CBD’s legal problems have hit the nation’s largest city, with New York health inspectors seizing CBD-infused baked goods and warning restaurants to stop serving cannabidiol-infused foods.
And in Maine, hemp entrepreneurs are protesting similar plans to take CBD foods off shelves.
New York City officials said they’re not going to allow the sale of CBD-infused edibles until they’re cleared by the U.S. Food and Drug Administration (FDA), according to Eater New York, a food blog that first reported the news.
New York’s CBD crackdown follows similar pronouncements from health authorities in California and Maine.

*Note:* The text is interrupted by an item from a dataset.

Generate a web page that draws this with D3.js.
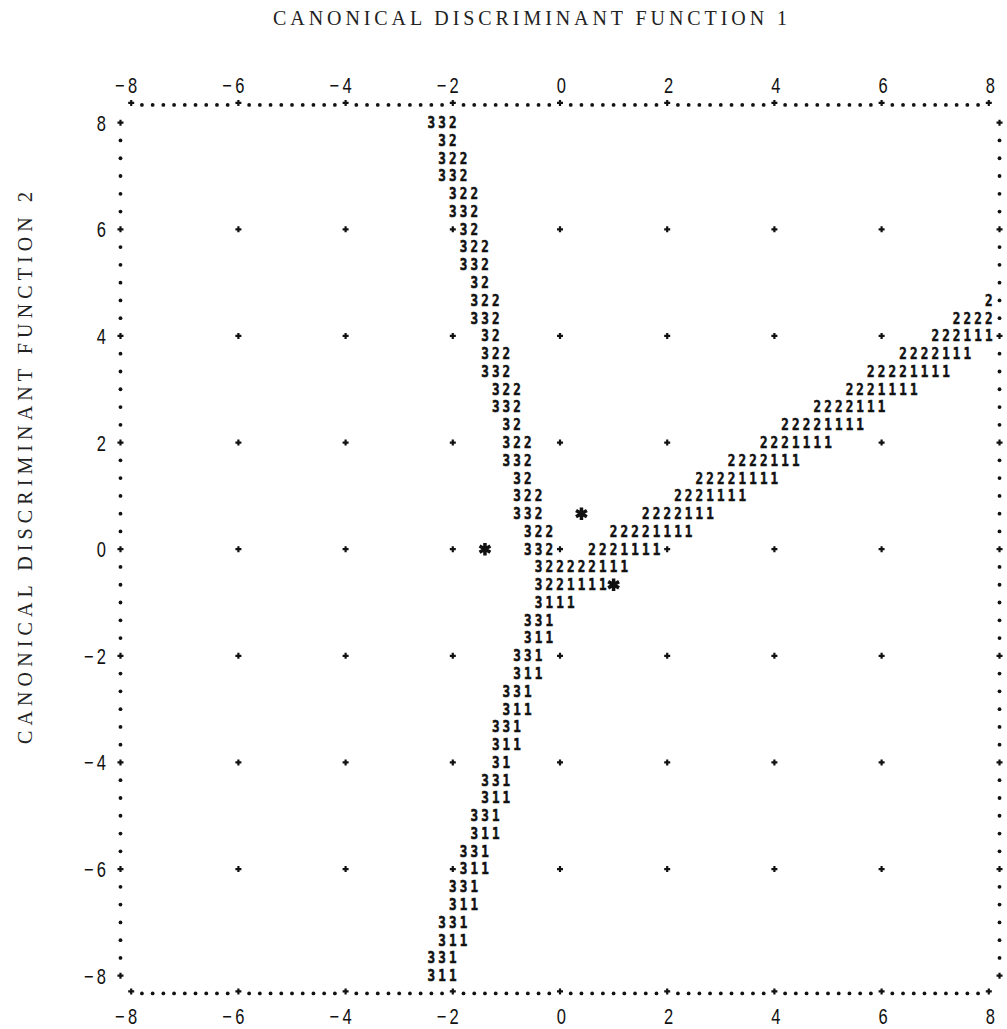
<!DOCTYPE html>
<html>
<head>
<meta charset="utf-8">
<script src="https://cdn.jsdelivr.net/npm/d3@7"></script>
<style>
  body { margin: 0; background: #fff; }
</style>
</head>
<body>
<div id="chart"></div>
<script>
// axis ticks of the territorial map
const xTicks = [-8, -6, -4, -2, 0, 2, 4, 6, 8];
const yTicks = [8, 6, 4, 2, 0, -2, -4, -6, -8];
const gridTicks = [-6, -4, -2, 0, 2, 4, 6];

// printer map: 81 columns (0.2 units each), 49 lines (1/3 unit each)
// rows are [line, first column, characters]
const border32 = [
  [0, 28, "332"], [1, 29, "32"], [2, 29, "322"], [3, 29, "332"],
  [4, 30, "322"], [5, 30, "332"], [6, 31, "32"], [7, 31, "322"],
  [8, 31, "332"], [9, 32, "32"], [10, 32, "322"], [11, 32, "332"],
  [12, 33, "32"], [13, 33, "322"], [14, 33, "332"], [15, 34, "322"],
  [16, 34, "332"], [17, 35, "32"], [18, 35, "322"], [19, 35, "332"],
  [20, 36, "32"], [21, 36, "322"], [22, 36, "332"], [23, 37, "322"],
  [24, 37, "332"]
];
const border21 = [
  [10, 80, "2"], [11, 77, "2222"], [12, 75, "222111"], [13, 72, "2222111"],
  [14, 69, "22221111"], [15, 67, "2221111"], [16, 64, "2222111"],
  [17, 61, "22221111"], [18, 59, "2221111"], [19, 56, "2222111"],
  [20, 53, "22221111"], [21, 51, "2221111"], [22, 48, "2222111"],
  [23, 45, "22221111"], [24, 43, "2221111"]
];
const junction = [
  [25, 38, "322222111"], [26, 38, "3221111"], [27, 38, "3111"]
];
const border31 = [
  [28, 37, "331"], [29, 37, "311"], [30, 36, "331"], [31, 36, "311"],
  [32, 35, "331"], [33, 35, "311"], [34, 34, "331"], [35, 34, "311"],
  [36, 34, "31"], [37, 33, "331"], [38, 33, "311"], [39, 32, "331"],
  [40, 32, "311"], [41, 31, "331"], [42, 31, "311"], [43, 30, "331"],
  [44, 30, "311"], [45, 29, "331"], [46, 29, "311"], [47, 28, "331"],
  [48, 28, "311"]
];
// group centroids [line, column]
const centroids = [[22, 42], [24, 33], [26, 45]];

const width = 1007, height = 1029;

const svg = d3.select("#chart")
  .append("svg")
    .attr("width", width)
    .attr("height", height);

var x = d3.scaleLinear().domain([-8, 8]).range([131.2, 988.8]);
var y = d3.scaleLinear().domain([8, -8]).range([122.7, 975.7]);
var colS = d3.scaleLinear().domain([0, 80]).range(x.range());
var lineS = d3.scaleLinear().domain([0, 48]).range(y.range());

const ink = "#111";
const plusPath = "M-3,0H3M0,-3V3";

// titles
svg.append("text")
    .attr("x", 530)
    .attr("y", 25)
    .attr("text-anchor", "middle")
    .attr("font-family", "'Liberation Serif', 'DejaVu Serif', serif")
    .attr("font-size", "20px")
    .attr("fill", "#222")
    .attr("textLength", 514)
    .attr("lengthAdjust", "spacing")
    .text("CANONICAL DISCRIMINANT FUNCTION 1");

svg.append("text")
    .attr("transform", "translate(32,468) rotate(-90)")
    .attr("text-anchor", "middle")
    .attr("font-family", "'Liberation Serif', 'DejaVu Serif', serif")
    .attr("font-size", "20px")
    .attr("fill", "#222")
    .attr("textLength", 552)
    .attr("lengthAdjust", "spacing")
    .text("CANONICAL DISCRIMINANT FUNCTION 2");

// tick labels
function fmt(d) { return d < 0 ? "\u2212\u2009" + (-d) : String(d); }

const labels = svg.append("g")
    .attr("font-family", "'Liberation Sans', Arial, sans-serif")
    .attr("font-size", "22px")
    .attr("fill", ink);

xTicks.forEach(d => {
  [93, 1024].forEach(ty => {
    labels.append("g")
      .attr("transform", "translate(" + (x(d) + 6) + "," + ty + ") scale(0.75,1)")
      .append("text")
        .attr("text-anchor", "end")
        .text(fmt(d));
  });
});
yTicks.forEach(d => {
  labels.append("g")
    .attr("transform", "translate(106," + (y(d) + 8) + ") scale(0.75,1)")
    .append("text")
      .attr("text-anchor", "end")
      .text(fmt(d));
});

// dotted frame
const frame = svg.append("g");
function frameMark(el, cx, cy, isTick) {
  if (isTick) {
    el.append("path")
      .attr("d", plusPath)
      .attr("transform", "translate(" + cx + "," + cy + ")")
      .attr("stroke", ink).attr("stroke-width", 2.2).attr("fill", "none");
  } else {
    el.append("circle").attr("cx", cx).attr("cy", cy).attr("r", 1.9).attr("fill", ink);
  }
}
d3.range(0, 81).forEach(c => {
  frameMark(frame, colS(c), lineS(-1) - (c % 10 === 0 ? 2 : 0), c % 10 === 0);
  frameMark(frame, colS(c), lineS(49) - (c % 10 === 0 ? 2 : 0), c % 10 === 0);
});
d3.range(0, 49).forEach(k => {
  frameMark(frame, colS(-1), lineS(k), k % 6 === 0);
  frameMark(frame, colS(81), lineS(k), k % 6 === 0);
});

// territory characters
const allRows = border32.concat(border21, junction, border31);
const chars = [];
allRows.forEach(r => {
  r[2].split("").forEach((ch, i) => chars.push({line: r[0], col: r[1] + i, ch: ch}));
});
const occupied = new Set(chars.map(d => d.line + "_" + d.col));
centroids.forEach(d => occupied.add(d[0] + "_" + d[1]));

// interior grid crosses
const grid = [];
gridTicks.forEach(gy => gridTicks.forEach(gx => {
  const c = Math.round(colS.invert(x(gx)));
  const k = Math.round(lineS.invert(y(gy)));
  if (!occupied.has(k + "_" + c)) grid.push([gx, gy]);
}));
svg.append("g").selectAll("path")
  .data(grid)
  .enter().append("path")
    .attr("d", plusPath)
    .attr("transform", d => "translate(" + x(d[0]) + "," + y(d[1]) + ")")
    .attr("stroke", ink)
    .attr("stroke-width", 2.2)
    .attr("fill", "none");

svg.append("g").selectAll("g")
  .data(chars)
  .enter().append("g")
    .attr("transform", d => "translate(" + colS(d.col) + "," + (lineS(d.line) + 5.4) + ") scale(0.9,1.12)")
  .append("text")
    .attr("text-anchor", "middle")
    .attr("font-family", "'DejaVu Sans Mono', 'Liberation Mono', monospace")
    .attr("font-weight", "bold")
    .attr("font-size", "14px")
    .attr("fill", ink)
    .attr("stroke", ink)
    .attr("stroke-width", 0.5)
    .text(d => d.ch);

// centroids
svg.append("g").selectAll("path")
  .data(centroids)
  .enter().append("path")
    .attr("d", d3.symbol(d3.symbolAsterisk, 110))
    .attr("transform", d => "translate(" + colS(d[1]) + "," + lineS(d[0]) + ")")
    .attr("stroke", ink)
    .attr("stroke-width", 3.5)
    .attr("fill", "none");
</script>
</body>
</html>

The FDA has long maintained that CBD is an illegal food ingredient, even if it is derived from legal hemp. But CBD enforcement has been spotty.
The agency renewed its call in December to keep CBD out of foods, after the 2018 Farm Bill made hemp products legal but maintained the FDA’s jurisdiction over additives in foods, drugs and cosmetics.
In Maine, the CBD ban attracted dozens of hemp entrepreneurs to the state Capitol in Augusta this week to protest the policy.
A state representative told Maine Public Radio that lawmakers would consider an emergency bill to allow sales to resume.
“We are working to fix this problem as expeditiously and responsibly as possible,” state Rep. Craig Hickman said.